# Partial integration of the function f = 1

1. Jan 18, 2012

### caleb5040

Given a function z(x,y), is the following expression valid:

∫(1)∂z = z

Does this even make sense? I came up with this in my differential equations class, but I'm not sure if it actually means anything.

2. Jan 19, 2012

### HallsofIvy

Staff Emeritus
Correct except that you do not have the "constant of integration". Which, because the partial derivative with respect to z treats other variables as constants, may be a function of those other variables.
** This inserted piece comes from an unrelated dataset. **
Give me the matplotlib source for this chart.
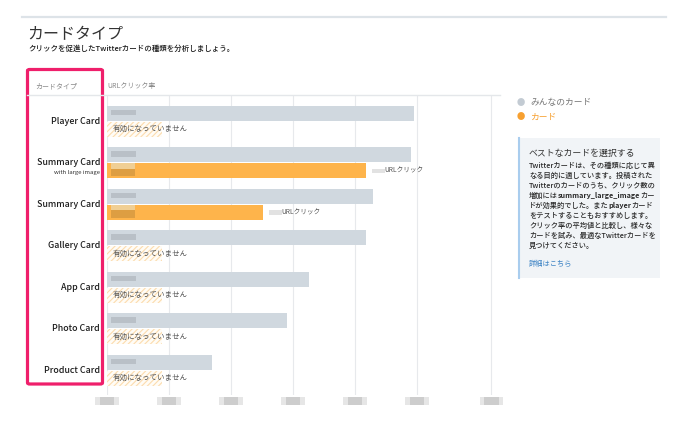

That is, if your variables are x, y, and z, the "anti-derivative" of 1, with respect to z, is $z+ f(x,y)$ where f can be any function of two variables.

3. Jan 19, 2012

### caleb5040

I think that makes sense. Thanks!

4. Jan 20, 2012

### HallsofIvy

Staff Emeritus
Note that if you have the three partial differential equations
$$\frac{\partial f}{\partial x}= 1$$
$$\frac{\partial f}{\partial y}= 1$$
$$\frac{\partial f}{\partial z}= 1$$

The last equation gives, as I said, f(x,y,z)= z+ g(x,y). Differentiating that with respect to y,
$$\frac{\partial f}{\partial y}= \frac{\partial g}{\partial y}= 1$$
so that g(x,y)= y+ h(x). Differentiating that with respect to x,
$$\frac{\partial g}{\partial x}= \frac{dh}{dx}= 1$$
which gives h(x)= x+ C. Putting all of those together, f(x,y,z)= z+ g(x,y)= z+ y+ h(x)a= z+ y+ x+ C.